Le cinéma français peut-il faire du grand spectacle ?
A l'occasion de la sortie en salles de La Belle et la Bête le 12 février, nous avons pu rencontrer Christophe Gans. Avec lui, faisons un état des lieux du cinéma français et de sa prétendue incompatibilité avec le cinéma grand spectacle.
Pour ceux qui le connaîtraient mal, Christophe Gans est le réalisateur du Pacte des Loups en 2001 et de Silent Hill en 2006. Ce véritable graphiste du cinéma s'est fait un nom outre-atlantique. Il est sûrement aujourd'hui l'un des seuls réalisateur français à proposer un cinéma visuel et grand spectacle. Un cinéma que de plus en plus de jeunes élevés aux films américains et faisant leurs premiers pas dans le milieu du cinéma souhaitent revendiquer. Le cinéma américain a-t-il envahi le cerveau de la nouvelle génération ? Ou le cinéma français peut-il être synonyme de grand spectacle lui aussi ?

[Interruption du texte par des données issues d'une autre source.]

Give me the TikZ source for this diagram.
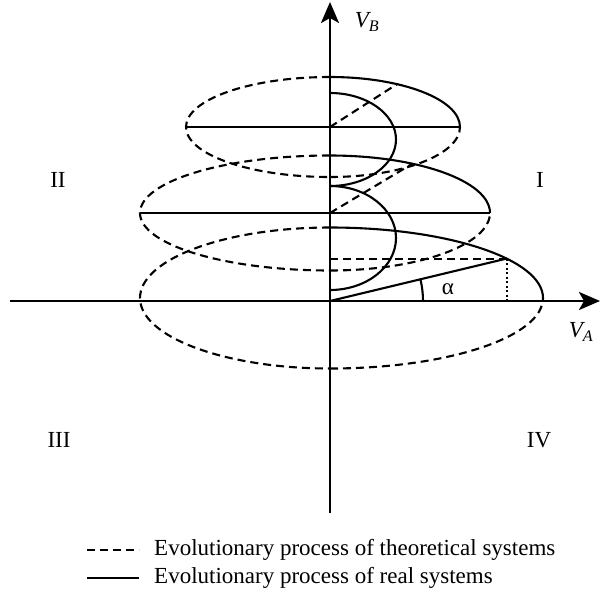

Un malaise qui n'a pas lieu d'être
On l'oublie souvent mais le cinéma français d'avant la Nouvelle Vague était un cinéma dont les moyens étaient conséquents, proposant alors des films bourrés d'effets spéciaux et de costumes. N'oublions pas que c'est Georges Méliès, un français, qui créa les premiers effets spéciaux. La surimpression et les fondus sont aujourd'hui encore la base de la plupart des logiciels de montage et d'effets spéciaux. Ce même Georges Méliès à qui l'on a dit que le cinéma n'aurait aucun avenir commercial et dont une partie de la vie inspirera Brian Selznick pour L'invention de Hugo Cabret, plus tard adapté par Martin Scorsese.

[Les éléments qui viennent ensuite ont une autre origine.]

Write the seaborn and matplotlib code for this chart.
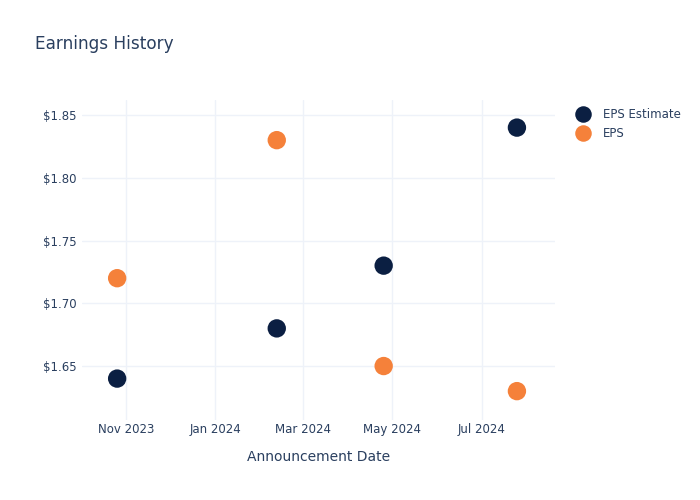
import matplotlib
matplotlib.use("Agg")
import matplotlib.pyplot as plt
import matplotlib.dates as mdates
from matplotlib.ticker import FuncFormatter
import seaborn as sns
import pandas as pd

dates = ["2023-10-26", "2024-02-12", "2024-04-25", "2024-07-25"]
eps_estimate = [1.64, 1.68, 1.73, 1.84]
eps_actual = [1.72, 1.83, 1.65, 1.63]
series_names = ["EPS Estimate", "EPS"]
colors = {"EPS Estimate": "#0b1f42", "EPS": "#f5813a"}

df = pd.DataFrame({
    "date": pd.to_datetime(dates * 2),
    "value": eps_estimate + eps_actual,
    "series": [series_names[0]] * len(dates) + [series_names[1]] * len(dates),
})

text_color = "#2a3f5f"
grid_color = "#eef2f9"

sns.set_style("white")
plt.rcParams["font.family"] = ["DejaVu Sans"]

fig = plt.figure(figsize=(7, 5), dpi=100)
ax = fig.add_axes([82 / 700, 80 / 500, 473 / 700, 320 / 500])

sns.scatterplot(data=df, x="date", y="value", hue="series", hue_order=series_names,
                palette=colors, s=175, edgecolor="none", ax=ax, zorder=3, legend=True)

ax.set_xlim(pd.Timestamp("2023-10-02"), pd.Timestamp("2024-08-20"))
ax.set_ylim(1.607, 1.862)
ax.set_yticks([1.65, 1.70, 1.75, 1.80, 1.85])
ax.yaxis.set_major_formatter(FuncFormatter(lambda v, p: f"${v:.2f}"))
ax.xaxis.set_major_locator(mdates.MonthLocator(bymonth=[1, 3, 5, 7, 9, 11]))
ax.xaxis.set_major_formatter(mdates.DateFormatter("%b %Y"))

ax.grid(True, color=grid_color, linewidth=1)
ax.set_axisbelow(True)
for s in ax.spines.values():
    s.set_visible(False)
ax.tick_params(axis="both", length=0, colors=text_color, labelsize=8.5)
ax.tick_params(axis="y", pad=4)
ax.tick_params(axis="x", pad=2)
ax.set_xlabel("Announcement Date", color=text_color, fontsize=10, labelpad=10.5)
ax.set_ylabel("")

leg = ax.legend(loc="upper left", bbox_to_anchor=(1.0165, 1.0), frameon=False,
                fontsize=8.5, handletextpad=0.7, labelspacing=0.5, borderaxespad=0.3,
                markerscale=0.9)
for t in leg.get_texts():
    t.set_color(text_color)

fig.text(35 / 700, 1 - 44 / 500, "Earnings History", color=text_color, fontsize=12.2, va="center")

fig.savefig("out.png", dpi=100)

Mais Méliès n'était pas le seul. De nombreux films des années 20 aux années 40 sont des films en costume et/ou à effets spéciaux. Pour ne citer que lui, La Belle et la Bête de Jean Cocteau dont le film de Christophe Gans n'est pas vraiment le remake.
Ainsi, si l'on a tendance à associer le cinéma français, dans sa réussite, à des titres comme La Vie d'Adèle ou des films plus modestes comme La Bataille de Solférino, il est faux de dire que le cinéma d'effets spéciaux et de scénario ne correspond pas à l'esprit du cinéma en France. Notre pays en est même le précurseur.
Un paradoxe français
Il nous faut aussi rappeler un constat déjà très souvent fait depuis un ou deux ans. Si le cinéma français arrive à proposer des films qui peuvent faire sa fierté à l'international comme ceux cités ci-dessus auquel nous ajouterons The Artist de Michel Hazanavicius ou encore Amour de Michael Haneke, nombre de films ont un budget colossal pour des recettes parfois catastrophiques. Là où la France souhaite revendiquer une véritable identité de son cinéma, de plus en plus de comédies qui «ont tendance à ne même plus être françaises» d'après les mots de Christophe Gans mais «acculturelles» sont pourtant légions.
Le film de genre français dans les années 2000, notamment grâce à Canal +, a pourtant permis de proposer un autre type de film très apprécié en DVD et à l'international : le cinéma gore. Certains réalisateurs, comme Alexandre Aja, ont de cette façon acquis leur passeport pour les Etats-Unis. Peut-on voir, dans ce sursaut de cinéma outrancier, une rébellion des jeunes réalisateurs français contre un système du cinéma fermé à leurs ambitions visuelles ? Il serait cependant réducteur de se limiter aux films gore pour représenter un hypothétique futur cinéma français. Quoi qu'il en soit, «ce qui nous définit est parfaitement attractif pour les autres», ajoute Gans. Et à n'en pas douter, Turf, Fiston ou Supercondriaque ne rentre pas dans cette définition.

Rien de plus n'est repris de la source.